**Task**
Give an exact copy of every line, leaving images out.

■ ■ ■ ■ ■

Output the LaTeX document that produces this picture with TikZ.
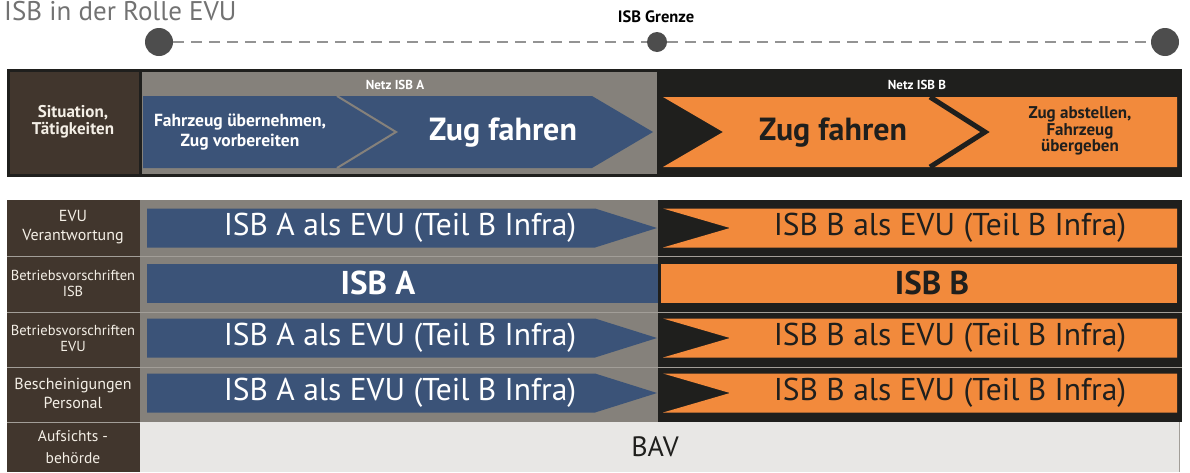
\documentclass[tikz,border=0pt]{standalone}
\usepackage{fontspec}
\setmainfont{PT Sans}
\definecolor{labelbrown}{HTML}{41362D}
\definecolor{netzgray}{HTML}{85817B}
\definecolor{isbblue}{HTML}{3B5378}
\definecolor{isborange}{HTML}{F28A3C}
\definecolor{boxblack}{HTML}{1F1F1D}
\definecolor{bavgray}{HTML}{E8E7E5}
\definecolor{dotgray}{HTML}{4D4D4D}
\definecolor{dashgray}{HTML}{939393}
\definecolor{titlegray}{HTML}{727272}
\definecolor{labeltext}{HTML}{F4EFE6}
\definecolor{sepgray}{HTML}{A29E98}
\begin{document}
\begin{tikzpicture}[x=1pt,y=1pt]
\tikzstyle{every node}+=[inner sep=0pt, align=center]
\tikzstyle{dashline}=[dashgray, line width=2.5pt, dash pattern=on 11pt off 7pt]
\tikzstyle{enddot}=[circle, fill=dotgray, minimum size=28pt]
\tikzstyle{rowlabel}=[text=labeltext, font=\fontsize{16}{19}\selectfont]
\tikzstyle{smalllabel}=[text=labeltext, font=\fontsize{14.5}{16}\selectfont]
\tikzstyle{bigtext}=[font=\fontsize{31.5}{32}\selectfont]
\useasboundingbox (0,0) rectangle (1190,-472);
\node (title) [anchor=base west, text=titlegray, font=\fontsize{27}{27}\selectfont] at (4,-20) {ISB in der Rolle EVU};
\node (startdot) [enddot] at (159,-42) {};
\node (grenzdot) [circle, fill=dotgray, minimum size=20pt] at (657,-42) {};
\node (stopdot) [enddot] at (1165,-42) {};
\draw [dashline] (startdot) -- (grenzdot);
\draw [dashline] (grenzdot) -- (stopdot);
\node (grenze) [font=\bfseries\fontsize{16.5}{17}\selectfont] at (656,-17) {ISB Grenze};
\fill [boxblack] (7,-69) rectangle (1182,-177);
\fill [labelbrown] (10,-72) rectangle (139,-174);
\fill [netzgray] (142,-72) rectangle (657,-174);
\fill [isbblue] (143,-96) -- (592,-96) -- (653,-132) -- (592,-168) -- (143,-168) -- cycle;
\draw [netzgray, line width=2pt] (337,-96) -- (396,-132) -- (337,-168);
\fill [isborange] (663,-97) -- (1177,-97) -- (1177,-167) -- (663,-167) -- (723,-132) -- cycle;
\draw [boxblack, line width=5pt] (930,-97) -- (985,-132) -- (930,-167);
\node (situation) [text=labeltext, font=\bfseries\fontsize{17}{17}\selectfont] at (73,-122) {Situation,\\Tätigkeiten};
\node (netzA) [text=white, font=\bfseries\fontsize{13}{13}\selectfont] at (395,-85) {Netz ISB A};
\node (netzB) [text=white, font=\bfseries\fontsize{13}{13}\selectfont] at (917,-85) {Netz ISB B};
\node (uebernehmen) [text=white, font=\bfseries\fontsize{17.5}{20}\selectfont] at (240,-132) {Fahrzeug übernehmen,\\Zug vorbereiten};
\node (fahrenA) [text=white, font=\bfseries\fontsize{32}{32}\selectfont] at (503,-133) {Zug fahren};
\node (fahrenB) [text=boxblack, font=\bfseries\fontsize{32}{32}\selectfont] at (833,-133) {Zug fahren};
\node (abstellen) [text=boxblack, font=\bfseries\fontsize{17}{16.5}\selectfont] at (1080,-131) {Zug abstellen,\\Fahrzeug\\übergeben};
\fill [labelbrown] (7,-200) rectangle (140,-472);
\fill [netzgray] (140,-200) rectangle (658,-422);
\fill [boxblack] (658,-200) rectangle (1182,-422);
\foreach \y in {256,312,367,422}
  \draw [sepgray, line width=1pt] (7,-\y) -- (140,-\y);
\foreach \y in {256,312,367}
  \draw [sepgray, line width=1pt] (140,-\y) -- (1182,-\y);
\foreach \c/\n in {228/1,338/3,393/4}
{
  \begin{scope}[yshift=-\c pt]
  \fill [isbblue] (147,19.5) -- (595,19.5) -- (657,0) -- (595,-19.5) -- (147,-19.5) -- cycle;
  \fill [isborange] (663,19.5) -- (1177,19.5) -- (1177,-19.5) -- (663,-19.5) -- (730,0) -- cycle;
  \node (evuA\n) [text=white, bigtext] at (400,0) {ISB A als EVU (Teil B Infra)};
  \node (evuB\n) [text=boxblack, bigtext] at (950,0) {ISB B als EVU (Teil B Infra)};
  \end{scope}
}
\fill [isbblue] (147,-263.5) rectangle (658,-302.5);
\fill [isborange] (661,-263.5) rectangle (1177,-302.5);
\node (isbA) [text=white, font=\bfseries\fontsize{33}{33}\selectfont] at (378,-283) {ISB A};
\node (isbB) [text=boxblack, font=\bfseries\fontsize{33}{33}\selectfont] at (932,-283) {ISB B};
\fill [bavgray] (140,-422) rectangle (1180,-472);
\draw [sepgray, line width=1pt] (1179.5,-422) -- (1179.5,-472);
\node (bav) [text=boxblack, font=\fontsize{28}{28}\selectfont] at (655,-447) {BAV};
\node (evulabel) [rowlabel] at (73,-227) {EVU\\Verantwortung};
\node (isblabel) [smalllabel] at (73,-283) {Betriebsvorschriften\\ISB};
\node (vorschrlabel) [smalllabel] at (73,-338) {Betriebsvorschriften\\EVU};
\node (personallabel) [rowlabel] at (73,-393) {Bescheinigungen\\Personal};
\node (aufsichtlabel) [text=labeltext, font=\fontsize{15.5}{22}\selectfont] at (73,-447) {Aufsichts -\\behörde};
\end{tikzpicture}
\end{document}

■ ■ ■ ■ ■

**Full answer**
Output the LaTeX document that produces this picture with TikZ.
\documentclass[tikz,border=0pt]{standalone}
\usepackage{fontspec}
\setmainfont{PT Sans}
\definecolor{labelbrown}{HTML}{41362D}
\definecolor{netzgray}{HTML}{85817B}
\definecolor{isbblue}{HTML}{3B5378}
\definecolor{isborange}{HTML}{F28A3C}
\definecolor{boxblack}{HTML}{1F1F1D}
\definecolor{bavgray}{HTML}{E8E7E5}
\definecolor{dotgray}{HTML}{4D4D4D}
\definecolor{dashgray}{HTML}{939393}
\definecolor{titlegray}{HTML}{727272}
\definecolor{labeltext}{HTML}{F4EFE6}
\definecolor{sepgray}{HTML}{A29E98}
\begin{document}
\begin{tikzpicture}[x=1pt,y=1pt]
\tikzstyle{every node}+=[inner sep=0pt, align=center]
\tikzstyle{dashline}=[dashgray, line width=2.5pt, dash pattern=on 11pt off 7pt]
\tikzstyle{enddot}=[circle, fill=dotgray, minimum size=28pt]
\tikzstyle{rowlabel}=[text=labeltext, font=\fontsize{16}{19}\selectfont]
\tikzstyle{smalllabel}=[text=labeltext, font=\fontsize{14.5}{16}\selectfont]
\tikzstyle{bigtext}=[font=\fontsize{31.5}{32}\selectfont]
\useasboundingbox (0,0) rectangle (1190,-472);
\node (title) [anchor=base west, text=titlegray, font=\fontsize{27}{27}\selectfont] at (4,-20) {ISB in der Rolle EVU};
\node (startdot) [enddot] at (159,-42) {};
\node (grenzdot) [circle, fill=dotgray, minimum size=20pt] at (657,-42) {};
\node (stopdot) [enddot] at (1165,-42) {};
\draw [dashline] (startdot) -- (grenzdot);
\draw [dashline] (grenzdot) -- (stopdot);
\node (grenze) [font=\bfseries\fontsize{16.5}{17}\selectfont] at (656,-17) {ISB Grenze};
\fill [boxblack] (7,-69) rectangle (1182,-177);
\fill [labelbrown] (10,-72) rectangle (139,-174);
\fill [netzgray] (142,-72) rectangle (657,-174);
\fill [isbblue] (143,-96) -- (592,-96) -- (653,-132) -- (592,-168) -- (143,-168) -- cycle;
\draw [netzgray, line width=2pt] (337,-96) -- (396,-132) -- (337,-168);
\fill [isborange] (663,-97) -- (1177,-97) -- (1177,-167) -- (663,-167) -- (723,-132) -- cycle;
\draw [boxblack, line width=5pt] (930,-97) -- (985,-132) -- (930,-167);
\node (situation) [text=labeltext, font=\bfseries\fontsize{17}{17}\selectfont] at (73,-122) {Situation,\\Tätigkeiten};
\node (netzA) [text=white, font=\bfseries\fontsize{13}{13}\selectfont] at (395,-85) {Netz ISB A};
\node (netzB) [text=white, font=\bfseries\fontsize{13}{13}\selectfont] at (917,-85) {Netz ISB B};
\node (uebernehmen) [text=white, font=\bfseries\fontsize{17.5}{20}\selectfont] at (240,-132) {Fahrzeug übernehmen,\\Zug vorbereiten};
\node (fahrenA) [text=white, font=\bfseries\fontsize{32}{32}\selectfont] at (503,-133) {Zug fahren};
\node (fahrenB) [text=boxblack, font=\bfseries\fontsize{32}{32}\selectfont] at (833,-133) {Zug fahren};
\node (abstellen) [text=boxblack, font=\bfseries\fontsize{17}{16.5}\selectfont] at (1080,-131) {Zug abstellen,\\Fahrzeug\\übergeben};
\fill [labelbrown] (7,-200) rectangle (140,-472);
\fill [netzgray] (140,-200) rectangle (658,-422);
\fill [boxblack] (658,-200) rectangle (1182,-422);
\foreach \y in {256,312,367,422}
  \draw [sepgray, line width=1pt] (7,-\y) -- (140,-\y);
\foreach \y in {256,312,367}
  \draw [sepgray, line width=1pt] (140,-\y) -- (1182,-\y);
\foreach \c/\n in {228/1,338/3,393/4}
{
  \begin{scope}[yshift=-\c pt]
  \fill [isbblue] (147,19.5) -- (595,19.5) -- (657,0) -- (595,-19.5) -- (147,-19.5) -- cycle;
  \fill [isborange] (663,19.5) -- (1177,19.5) -- (1177,-19.5) -- (663,-19.5) -- (730,0) -- cycle;
  \node (evuA\n) [text=white, bigtext] at (400,0) {ISB A als EVU (Teil B Infra)};
  \node (evuB\n) [text=boxblack, bigtext] at (950,0) {ISB B als EVU (Teil B Infra)};
  \end{scope}
}
\fill [isbblue] (147,-263.5) rectangle (658,-302.5);
\fill [isborange] (661,-263.5) rectangle (1177,-302.5);
\node (isbA) [text=white, font=\bfseries\fontsize{33}{33}\selectfont] at (378,-283) {ISB A};
\node (isbB) [text=boxblack, font=\bfseries\fontsize{33}{33}\selectfont] at (932,-283) {ISB B};
\fill [bavgray] (140,-422) rectangle (1180,-472);
\draw [sepgray, line width=1pt] (1179.5,-422) -- (1179.5,-472);
\node (bav) [text=boxblack, font=\fontsize{28}{28}\selectfont] at (655,-447) {BAV};
\node (evulabel) [rowlabel] at (73,-227) {EVU\\Verantwortung};
\node (isblabel) [smalllabel] at (73,-283) {Betriebsvorschriften\\ISB};
\node (vorschrlabel) [smalllabel] at (73,-338) {Betriebsvorschriften\\EVU};
\node (personallabel) [rowlabel] at (73,-393) {Bescheinigungen\\Personal};
\node (aufsichtlabel) [text=labeltext, font=\fontsize{15.5}{22}\selectfont] at (73,-447) {Aufsichts -\\behörde};
\end{tikzpicture}
\end{document}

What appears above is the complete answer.